_To do:_
Please write out the lines of the data exactly, beginning with the first and ending with the line containing "protocol_v = [-70, -70, -40, -40, -70, -70]"; leave the pictures behind.

◇ ◇ ◇ ◇

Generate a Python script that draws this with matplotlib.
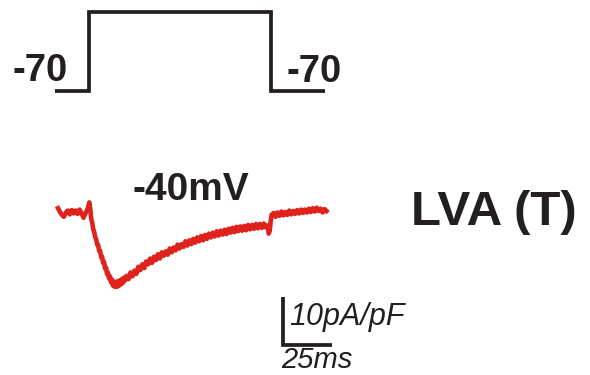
import matplotlib
matplotlib.use("Agg")
import matplotlib.pyplot as plt

# ---- data ----
# voltage protocol (ms, mV)
protocol_t = [-1.5, 15.6, 15.6, 108.7, 108.7, 136.2]
protocol_v = [-70, -70, -40, -40, -70, -70]

# current trace (ms, pA/pF)
trace_t = [0, 1, 2, 3, 4, 5, 6, 7, 8, 9, 10, 11, 12, 13, 14, 15, 16,
           16.5, 17, 17.5, 18, 18.5, 19, 19.5, 20, 20.5, 21, 21.5, 22, 22.5,
           23, 23.5, 24, 24.5, 25, 25.5, 26, 26.5, 27, 27.5, 28, 28.5, 29,
           29.5, 30, 30.5, 31, 31.5, 32, 32.5, 33, 33.5, 34,
           35, 36, 37, 38, 39, 40, 41, 42, 43, 44, 45, 46, 47, 48, 49, 50,
           51, 52, 53, 54, 55, 56, 57, 58, 59, 60, 61, 62, 63, 64, 65, 66,
           67, 68, 69, 70, 71, 72, 73, 74, 75, 76, 77, 78, 79, 80, 81, 82,
           83, 84, 85, 86, 87, 88, 89, 90, 91, 92, 93, 94, 95, 96, 97, 98,
           99, 100, 101, 102, 103, 104, 105, 106, 107, 107.5, 108, 108.5,
           109, 110, 111, 112, 113, 114, 115, 116, 117, 118, 119, 120, 121,
           122, 123, 124, 125, 126, 127, 128, 129, 130, 131, 132, 133, 134,
           135, 136, 137]
trace_i = [0.8, 0.0, -0.6, -1.0, -0.1, 0.3, -0.5, 0.4, -0.3, 0.3, -0.4, 0.5,
           -0.2, -1.2, -0.3, 0.5, 2.0,
           0.5, -1.5, -2.3, -3.6, -4.2, -5.3, -5.7, -6.8, -6.9, -8.1, -8.1,
           -9.4, -9.3, -10.6, -10.4, -11.8, -11.6, -12.9, -12.6, -13.8, -13.4,
           -14.6, -14.1, -15.3, -14.5, -15.6, -14.6, -15.6, -14.4, -15.4,
           -14.3, -15.1, -14.0, -14.8, -13.7, -14.4,
           -13.3, -14.0, -12.6, -13.4, -12.2, -12.9, -11.4, -12.1, -10.9,
           -11.7, -10.3, -10.9, -9.7, -10.6, -9.3, -10.0, -8.8, -9.7, -8.4,
           -9.1, -8.2, -8.9, -7.6, -8.4, -7.4, -8.0, -6.8, -7.6, -6.7, -7.3,
           -6.1, -7.0, -5.9, -6.7, -5.6, -6.4, -5.3, -6.1, -5.0, -5.9, -4.8,
           -5.6, -4.5, -5.3, -4.3, -5.1, -4.0, -4.9, -3.9, -4.7, -3.7, -4.6,
           -3.5, -4.3, -3.3, -4.2, -3.1, -4.0, -3.0, -3.9, -2.9, -3.8, -2.7,
           -3.6, -2.7, -3.5, -2.5, -3.4, -2.5, -3.3, -2.4, -3.2, -2.8, -4.5,
           -4.0, -2.0,
           -0.6, -0.2, -1.0, -0.1, -0.8, 0.1, -0.7, 0.0, -0.6, 0.3, -0.5,
           0.2, -0.4, 0.4, -0.3, 0.5, -0.2, 0.5, -0.1, 0.7, 0.0, 0.8, 0.1,
           0.9, 0.2, 0.7, -0.1, 0.6, 0.2]

# scale bar sizes
bar_ms = 25
bar_pApF = 10

# ---- figure ----
W, H = 590, 375
fig = plt.figure(figsize=(W / 100, H / 100), dpi=100)

ax = fig.add_axes([0, 0, 1, 1])
ax.set_xlim(-29.59, 271.43)
ax.set_ylim(-33.96, 44.17)
ax.axis("off")

axv = fig.add_axes([0, 0, 1, 1], sharex=ax)
axv.set_ylim(-177.86, -35.44)
axv.axis("off")
axv.patch.set_alpha(0)

ink = "#231f20"
red = "#e0221c"

axv.plot(protocol_t, protocol_v, color=ink, lw=2.7, solid_joinstyle="miter",
         solid_capstyle="butt")

ax.plot(trace_t, trace_i, color=red, lw=3.3, solid_joinstyle="round")

# scale bar
bx, by = 114.8, -27.7
ax.plot([bx, bx, bx + bar_ms], [by + bar_pApF, by, by], color=ink, lw=2.7,
        solid_joinstyle="miter", solid_capstyle="butt")

font = "Liberation Sans"


def ftext(x, y, s, **kw):
    fig.text(x / W, 1 - y / H, s, ha="left", va="baseline", color=ink,
             family=font, **kw)


ftext(12, 81, "-70", fontsize=27.5, fontweight="bold")
ftext(287, 82, "-70", fontsize=27.5, fontweight="bold")
ftext(132, 200, "-40mV", fontsize=28, fontweight="bold")
ftext(411, 225, "LVA (T)", fontsize=35.5, fontweight="bold")
ftext(289, 325, "10pA/pF", fontsize=22, fontstyle="italic")
ftext(281, 368.5, "25ms", fontsize=21, fontstyle="italic")

fig.savefig("out.png", dpi=100)
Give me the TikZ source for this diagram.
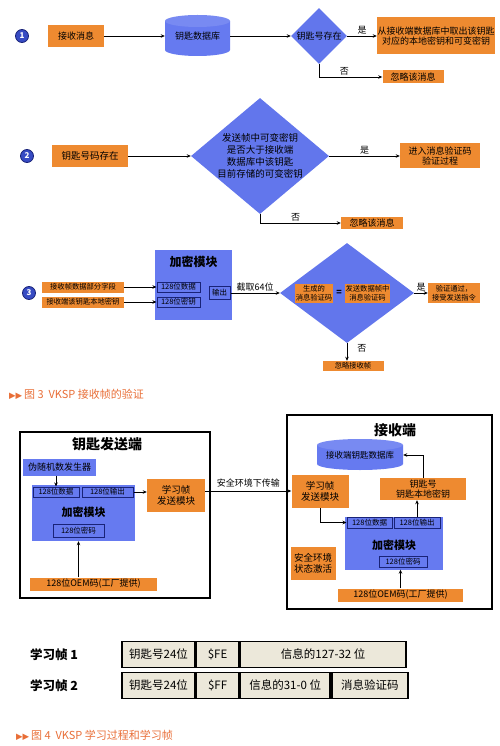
\documentclass[tikz,border=0pt]{standalone}
\usepackage{fontspec}
\setmainfont{Noto Sans CJK SC}
\newfontfamily\symfont{DejaVu Sans}
\usepackage{tikz}
\usetikzlibrary{arrows.meta}
\usetikzlibrary{positioning}
\usetikzlibrary{shapes.geometric}

\definecolor{boxorange}{RGB}{238,138,48}
\definecolor{modblue}{RGB}{102,122,240}
\definecolor{diablue}{RGB}{98,118,236}
\definecolor{navyline}{RGB}{25,35,120}
\definecolor{numblue}{RGB}{55,75,195}
\definecolor{cellfill}{RGB}{236,232,218}
\definecolor{capcolor}{RGB}{232,110,55}

\begin{document}
\begin{tikzpicture}[x=1pt,y=-1pt,
    arr/.style={line width=0.8pt,-{Stealth[length=4pt,width=3.5pt]}},
    obox/.style={fill=boxorange,inner sep=0.5pt,align=center,font=\fontsize{9}{10.5}\selectfont},
    sbox/.style={obox,font=\fontsize{7.3}{8.5}\selectfont},
    bbox/.style={fill=modblue,inner sep=0.5pt,align=center,font=\fontsize{9}{10.5}\selectfont},
    mod/.style={fill=modblue,inner sep=0pt},
    ibox/.style={draw=navyline,line width=1pt,fill=modblue,inner sep=0pt,font=\fontsize{7.5}{8.5}\selectfont},
    dia/.style={diamond,fill=diablue,inner sep=0pt},
    numdot/.style={circle,fill=numblue,draw=navyline,line width=0.8pt,text=white,inner sep=0pt,minimum size=13,font=\bfseries\fontsize{8}{8}\selectfont},
    frame/.style={draw,line width=1.3pt,inner sep=0pt},
    title/.style={font=\bfseries\fontsize{14}{15}\selectfont},
    lbl/.style={font=\fontsize{9}{10}\selectfont,inner sep=1pt},
    cell/.style={draw,line width=1.6pt,fill=cellfill,minimum height=26,inner sep=0pt,font=\fontsize{11.5}{12}\selectfont},
    captext/.style={text=capcolor,anchor=west,inner sep=0pt,font=\fontsize{11}{12}\selectfont}]
\useasboundingbox (0,0) rectangle (500,746);

% step 1
\node[numdot] (n1) at (22,36) {1};
\node[obox,minimum width=56,minimum height=22] (recv) at (76,36) {接收消息};
\fill[modblue] (165,21) -- (165,50) arc[start angle=180,end angle=360,x radius=32.5pt,y radius=6pt] -- (230,21) -- cycle;
\fill[modblue!88!white] (197.5,21) ellipse[x radius=32.5pt,y radius=6pt];
\node[inner sep=0,minimum width=65,minimum height=41,font=\fontsize{9}{10}\selectfont] (keydb) at (197.5,36) {\raisebox{-3pt}{钥匙数据库}};
\node[dia,minimum width=56,minimum height=56] (q1) at (319,36) {};
\node[lbl] at (q1) {钥匙号存在};
\node[obox,minimum width=118,minimum height=37] (fetch) at (436,36) {从接收端数据库中取出该钥匙\\对应的本地密钥和可变密钥};
\node[obox,minimum width=61,minimum height=13] (ign1) at (413,77) {忽略该消息};
\draw[arr] (recv) -- (keydb);
\draw[arr] (keydb) -- (q1);
\draw[arr] (q1) -- node[lbl,above] {是} (fetch);
\draw[arr] (q1.south) |- node[lbl,pos=0.7,above] {否} (ign1);

% step 2
\node[numdot] (n2) at (27,156) {2};
\node[obox,minimum width=76,minimum height=22,font=\fontsize{9.5}{11}\selectfont] (keyok) at (90,156) {钥匙号码存在};
\node[dia,minimum width=138,minimum height=116] (q2) at (260,156) {};
\node[align=center,inner sep=0,font=\fontsize{9.5}{12}\selectfont] at (q2) {发送帧中可变密钥\\是否大于接收端\\数据库中该钥匙\\目前存储的可变密钥};
\node[obox,minimum width=80,minimum height=25] (mac) at (440,156) {进入消息验证码\\验证过程};
\node[obox,minimum width=62,minimum height=12] (ign2) at (372,223) {忽略该消息};
\draw[arr] (keyok) -- (q2);
\draw[arr] (q2) -- node[lbl,above] {是} (mac);
\draw[arr] (q2.south) |- node[lbl,pos=0.72,above] {否} (ign2);

% step 3
\node[numdot] (n3) at (29,293) {3};
\node[sbox,minimum width=82,minimum height=11] (fdata) at (83,287) {接收帧数据部分字段};
\node[sbox,minimum width=82,minimum height=11] (lkey) at (83,302) {接收端该钥匙本地密钥};
\node[mod,minimum width=77,minimum height=70] (enc3) at (193.5,285) {};
\node[font=\bfseries\fontsize{12}{13}\selectfont] at (193.5,262) {加密模块};
\node[ibox,minimum width=43,minimum height=10] (din3) at (178.5,287) {128位数据};
\node[ibox,minimum width=43,minimum height=10] (kin3) at (178.5,302) {128位密钥};
\node[ibox,minimum width=21,minimum height=13] (out3) at (219.5,293) {输出};
\draw[arr] (fdata) -- (din3);
\draw[arr] (lkey) -- (kin3);
\node[dia,minimum width=134,minimum height=100] (q3) at (347,293) {};
\node[sbox,minimum width=38,minimum height=19] (genmac) at (314,293) {生成的\\消息验证码};
\node[font=\bfseries\fontsize{9}{9}\selectfont] (eq) at (339,293) {=};
\node[sbox,minimum width=45,minimum height=19] (rxmac) at (367.5,293) {发送数据帧中\\消息验证码};
\draw[arr] (out3) -- node[lbl,above] {截取64位} (q3);
\node[sbox,minimum width=52,minimum height=20] (pass) at (454,293) {验证通过，\\接受发送指令};
\draw[arr] (q3) -- node[lbl,above] {是} (pass);
\node[sbox,minimum width=61,minimum height=10] (ign3) at (353,366) {忽略接收帧};
\draw[arr] (q3.south) -- node[lbl,pos=0.3,right=9pt] {否} (q3.south |- ign3.north);

\node[captext] (cap3) at (9,394) {{\symfont\fontsize{8.5}{9}\selectfont ▶▶}\,图 3\ \ VKSP 接收帧的验证};

% sender
\node[frame,minimum width=190,minimum height=166] (sender) at (115,515) {};
\node[title] at (107,444) {钥匙发送端};
\node[bbox,minimum width=73,minimum height=17] (prng) at (59.5,467) {伪随机数发生器};
\node[mod,minimum width=103,minimum height=56] (encA) at (83.5,513) {};
\node[ibox,minimum width=46,minimum height=10] (dinA) at (56,492) {128位数据};
\node[ibox,minimum width=51,minimum height=10] (outA) at (107.5,492) {128位输出};
\node[font=\bfseries\fontsize{11}{12}\selectfont] at (83.5,512) {加密模块};
\node[ibox,minimum width=51,minimum height=13] (keyA) at (78.5,530.5) {128位密码};
\node[obox,minimum width=127,minimum height=13] (oemA) at (93.5,584) {128位OEM码(工厂提供)};
\node[obox,minimum width=58,minimum height=33,font=\fontsize{9.5}{11}\selectfont] (learnA) at (176,495.5) {学习帧\\发送模块};
\draw[arr] (dinA.north |- prng.south) -- (dinA.north);
\draw[arr] (keyA |- oemA.north) -- (keyA |- encA.south);
\draw[arr] (outA.east) -- (outA.east -| learnA.west);

% receiver
\node[frame,minimum width=205,minimum height=194] (receiver) at (389.5,512) {};
\node[title] at (395,430) {接收端};
\fill[modblue] (317,445) -- (317,464) arc[start angle=180,end angle=360,x radius=43pt,y radius=6pt] -- (403,445) -- cycle;
\fill[modblue!88!white] (360,445) ellipse[x radius=43pt,y radius=6pt];
\node[inner sep=0,minimum width=86,minimum height=32,font=\fontsize{8.5}{10}\selectfont] (rxdb) at (360,455) {\raisebox{-2pt}{接收端钥匙数据库}};
\node[obox,minimum width=57,minimum height=33,font=\fontsize{9.5}{11}\selectfont] (learnB) at (320,491) {学习帧\\发送模块};
\node[obox,minimum width=86,minimum height=22] (keyinfo) at (423,489) {钥匙号\\钥匙本地密钥};
\node[mod,minimum width=98,minimum height=53] (encB) at (394,543) {};
\node[ibox,minimum width=45,minimum height=11] (dinB) at (369.5,522.5) {128位数据};
\node[ibox,minimum width=46,minimum height=11] (outB) at (417,522.5) {128位输出};
\node[font=\bfseries\fontsize{11}{12}\selectfont] at (394,545) {加密模块};
\node[ibox,minimum width=48,minimum height=11] (keyB) at (403,562) {128位密码};
\node[obox,minimum width=125,minimum height=13] (oemB) at (400.5,595) {128位OEM码(工厂提供)};
\node[obox,minimum width=45,minimum height=33,font=\fontsize{9.5}{11}\selectfont] (secact) at (313,563.5) {安全环境\\状态激活};
\draw[arr] (learnB.west -| learnA.east) -- node[lbl,above=2pt] {安全环境下传输} (learnB.west);
\draw[arr] (learnB.south) |- (dinB.west);
\draw[arr] (outB.north) -- (outB.north |- keyinfo.south);
\draw[arr] (keyinfo.north) |- (rxdb.east);
\draw[arr] (oemB.north) -- (oemB.north |- encB.south);

% learn frames
\node[font=\bfseries\fontsize{12.5}{13}\selectfont] (f1) at (54,655) {学习帧 1};
\node[font=\bfseries\fontsize{12.5}{13}\selectfont] (f2) at (54,686) {学习帧 2};
\node[cell,minimum width=73] (c11) at (158.5,654.5) {钥匙号24位};
\node[cell,minimum width=42,right=0pt of c11] (c12) {\$FE};
\node[cell,minimum width=166,right=0pt of c12] (c13) {信息的127-32 位};
\node[cell,minimum width=73] (c21) at (158.5,685.5) {钥匙号24位};
\node[cell,minimum width=42,right=0pt of c21] (c22) {\$FF};
\node[cell,minimum width=90,right=0pt of c22] (c23) {信息的31-0 位};
\node[cell,minimum width=76,right=0pt of c23] (c24) {消息验证码};

\node[captext] (cap4) at (16,735) {{\symfont\fontsize{8.5}{9}\selectfont ▶▶}\,图 4\ \ VKSP 学习过程和学习帧};
\end{tikzpicture}
\end{document}
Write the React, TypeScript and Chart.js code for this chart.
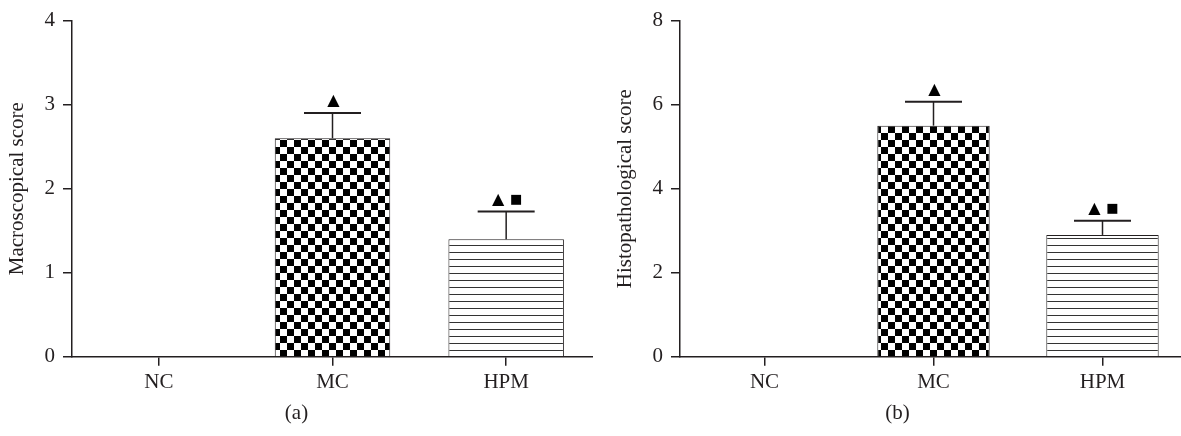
import React, { useEffect, useRef } from "react";
import { Chart, registerables } from "chart.js";

Chart.register(...registerables);

// ---- data ----
const categories = ["NC", "MC", "HPM"];
const macroMeans = [0, 2.6, 1.4];
const macroErrors = [0, 0.3, 0.33];
const histoMeans = [0, 5.5, 2.9];
const histoErrors = [0, 0.57, 0.34];
const markers = ["", "▲", "▲■"];
const macroAxis = { max: 4, step: 1, title: "Macroscopical score", label: "(a)" };
const histoAxis = { max: 8, step: 2, title: "Histopathological score", label: "(b)" };

const INK = "#231f20";
const FONT = "'Liberation Serif', 'DejaVu Serif', serif";
const FS = 21;

function makeChecker(): CanvasPattern | string {
  const c = document.createElement("canvas");
  c.width = 14;
  c.height = 14;
  const g = c.getContext("2d");
  if (!g) return "#888";
  g.fillStyle = "#ffffff";
  g.fillRect(0, 0, 14, 14);
  g.fillStyle = "#000000";
  g.fillRect(0, 0, 7, 7);
  g.fillRect(7, 7, 7, 7);
  return g.createPattern(c, "repeat") || "#888";
}

function makeLines(): CanvasPattern | string {
  const c = document.createElement("canvas");
  c.width = 8;
  c.height = 7;
  const g = c.getContext("2d");
  if (!g) return "#ccc";
  g.fillStyle = "#ffffff";
  g.fillRect(0, 0, 8, 7);
  g.fillStyle = "#333333";
  g.fillRect(0, 0, 8, 1);
  return g.createPattern(c, "repeat") || "#ccc";
}

const errorBarPlugin = {
  id: "errorBars",
  afterDatasetsDraw(chart: any, _args: any, opts: any) {
    const { ctx } = chart;
    const meta = chart.getDatasetMeta(0);
    const yScale = chart.scales.y;
    const values: number[] = opts.values;
    const errors: number[] = opts.errors;
    const marks: string[] = opts.markers;
    ctx.save();
    meta.data.forEach((bar: any, i: number) => {
      const err = errors[i];
      if (!err) return;
      const x = bar.x;
      const yTop = yScale.getPixelForValue(values[i]);
      const yErr = yScale.getPixelForValue(values[i] + err);
      ctx.strokeStyle = INK;
      ctx.lineWidth = 1.5;
      ctx.beginPath();
      ctx.moveTo(x, yTop);
      ctx.lineTo(x, yErr);
      ctx.stroke();
      ctx.lineWidth = 2;
      ctx.beginPath();
      ctx.moveTo(x - 28.5, yErr);
      ctx.lineTo(x + 28.5, yErr);
      ctx.stroke();
      const m = Array.from(marks[i] || "");
      ctx.fillStyle = "#000";
      ctx.textAlign = "center";
      ctx.textBaseline = "middle";
      const spacing = 18;
      m.forEach((ch, k) => {
        const cx = x + 1 + (k - (m.length - 1) / 2) * spacing;
        ctx.font = ch === "■" ? "13px 'DejaVu Sans'" : "16px 'DejaVu Sans'";
        ctx.fillText(ch, cx, yErr - 12);
      });
    });
    ctx.restore();
  },
};

function makeConfig(values: number[], errors: number[], axis: any): any {
  const checker = makeChecker();
  const lines = makeLines();
  return {
    type: "bar",
    data: {
      labels: categories,
      datasets: [
        {
          data: values,
          backgroundColor: [lines, checker, lines],
          borderColor: INK,
          borderWidth: 1,
          barPercentage: 0.665,
          categoryPercentage: 1,
        },
      ],
    },
    options: {
      responsive: false,
      animation: false,
      layout: { padding: { top: 20, left: 0, right: 0, bottom: 0 } },
      plugins: {
        legend: { display: false },
        tooltip: { enabled: false },
        title: {
          display: true,
          text: axis.label,
          position: "bottom",
          color: INK,
          font: { family: FONT, size: FS, weight: "normal" },
          padding: { top: 6, bottom: 10 },
        },
        errorBars: { values, errors, markers },
      },
      scales: {
        x: {
          offset: true,
          grid: {
            display: true,
            offset: false,
            drawOnChartArea: false,
            drawTicks: true,
            tickLength: 9,
            color: INK,
            lineWidth: 1.5,
          },
          border: { display: true, color: INK, width: 1.5 },
          ticks: { color: INK, padding: 4, font: { family: FONT, size: FS } },
          afterFit(scale: any) {
            scale.height = 38;
          },
        },
        y: {
          min: 0,
          max: axis.max,
          ticks: {
            stepSize: axis.step,
            color: INK,
            padding: 8,
            font: { family: FONT, size: FS },
          },
          grid: {
            display: true,
            drawOnChartArea: false,
            drawTicks: true,
            tickLength: 9,
            color: INK,
            lineWidth: 1.5,
          },
          border: { display: true, color: INK, width: 1.5 },
          title: {
            display: true,
            text: axis.title,
            color: INK,
            font: { family: FONT, size: FS },
            padding: { top: 5, bottom: 0 },
          },
          afterFit(scale: any) {
            scale.width = 72;
          },
        },
      },
    },
    plugins: [errorBarPlugin],
  };
}

function Panel(props: { values: number[]; errors: number[]; axis: any; left: number; width: number }) {
  const ref = useRef<HTMLCanvasElement | null>(null);
  useEffect(() => {
    if (!ref.current) return;
    const chart = new Chart(ref.current, makeConfig(props.values, props.errors, props.axis));
    return () => chart.destroy();
  }, []);
  return (
    <canvas
      ref={ref}
      width={props.width}
      height={436}
      style={{ position: "absolute", left: props.left, top: 0, width: props.width, height: 436, display: "block" }}
    />
  );
}

export default function App() {
  return (
    <div
      style={{
        position: "absolute",
        left: 0,
        top: 0,
        width: 1181,
        height: 436,
        overflow: "hidden",
        background: "#ffffff",
      }}
    >
      <Panel values={macroMeans} errors={macroErrors} axis={macroAxis} left={0} width={593} />
      <Panel values={histoMeans} errors={histoErrors} axis={histoAxis} left={608} width={579} />
    </div>
  );
}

◇ ◇ ◇ ◇

_Response:_
Generate a Python script that draws this with matplotlib.
import matplotlib
matplotlib.use("Agg")
import matplotlib.pyplot as plt

# ---- data ----
# voltage protocol (ms, mV)
protocol_t = [-1.5, 15.6, 15.6, 108.7, 108.7, 136.2]
protocol_v = [-70, -70, -40, -40, -70, -70]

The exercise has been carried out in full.